Odile : Je me souviens avoir été « célébrée » à la Sainte-Catherine, je ne l’ai pas bien vécu, on s’est moqué de moi.

Christine : Je me souviens aussi de ces moqueries. A l’époque, les femmes qui refusaient de se marier, comme moi, étaient montrées du doigt !

Sarah : C’est une fête humiliante.

Élisa : On n’a pas forcément besoin d’un homme pour être heureuse.

Kathleen : Mais le 25 novembre est surtout connu aujourd’hui pour être la journée nationale contre les violences faites aux femmes. C’est beaucoup moins anecdotique. Le Grenelle contre les violences conjugales a permis de faire adopter des mesures en faveur de la protection des femmes en 2021, c’est un progrès. Les violences conjugales ont toujours existé, mais les violences faites aux femmes, en dehors du couple, sont également reconnues à présent. 

Christine : Il y avait moins de problèmes, il y a une cinquantaine d’années.

Odile : Je crois surtout que l’on en parlait moins.

Joëlle : C’était difficile de le faire, il n’y avait nulle part où s’adresser, on ne pouvait même pas aller à la gendarmerie.

Patrick : Aujourd’hui, le problème est beaucoup plus repéré ; les médias en parlent plus.

Viviane : De même que tout ce qui concerne la violence sur les enfants, les incestes.

Élisa : La loi a changé également.

Éloïse : Malgré tout, le sujet reste compliqué à aborder et il est toujours mal vu de se plaindre. Beaucoup de problèmes ont été tus trop longtemps et trop de femmes ont pris l’habitude de se taire. Pour celles qui osent aller en justice, elles doivent être prêtes à voir leur parole remise en question. C’est difficile.

Christine : J’ai travaillé comme DRH dans la fonction publique. Je me souviens que les « femmes battues » étaient mal considérées. On estimait qu’elles étaient la cause du problème. Le milieu était masculin mais même les femmes de l’entreprise contribuaient à une forme de mise à l’écart.

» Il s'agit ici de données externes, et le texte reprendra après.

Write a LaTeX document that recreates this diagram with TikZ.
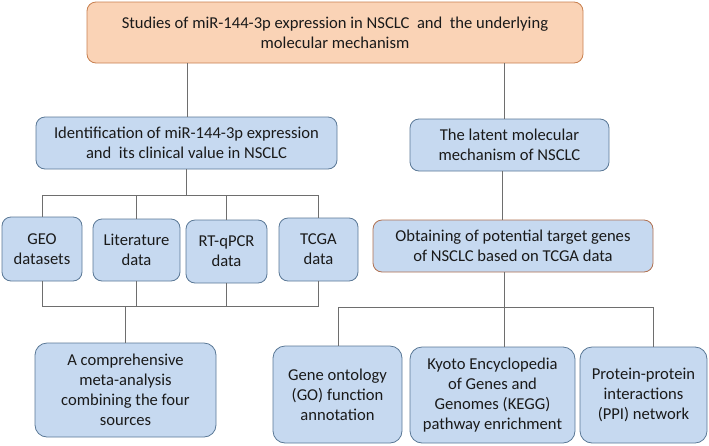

Jeanne : Par rapport à une cinquantaine d’années, ça s’est amélioré, mais ce ne sera jamais parfait !

Christine : Aujourd’hui, on parle plus facilement et l’égalité entre femmes et hommes est devenue un vrai sujet. Pour qu’une femme soit l’égale de l’homme, on considère qu’elle doit être capable d’effectuer les mêmes tâches comme porter des charges lourdes, mais ce n’est pas comme cela que les choses fonctionnent. Il faut adapter les conditions de travail.

Aurélie : Je n’ai pas envie qu’on pense que j’ai besoin d’un homme pour faire ce qu’il y a à faire. Et s’il y a des tâches physiques à effectuer, j’ai envie de m’en charger moi-même.

Margaux : Il reste des problèmes de vulnérabilité au travail mais aussi dans la rue. On sait bien que les étudiantes que nous encadrons se sentent fragiles dehors.

Jeanne : Il ne faut jamais être seule.

Élisa : Les femmes ne vont pas dans les lieux où elles se sentent en danger.

Anaïs : Ces problèmes sont vite abordés, vite oubliés, on les évoque sans les traiter.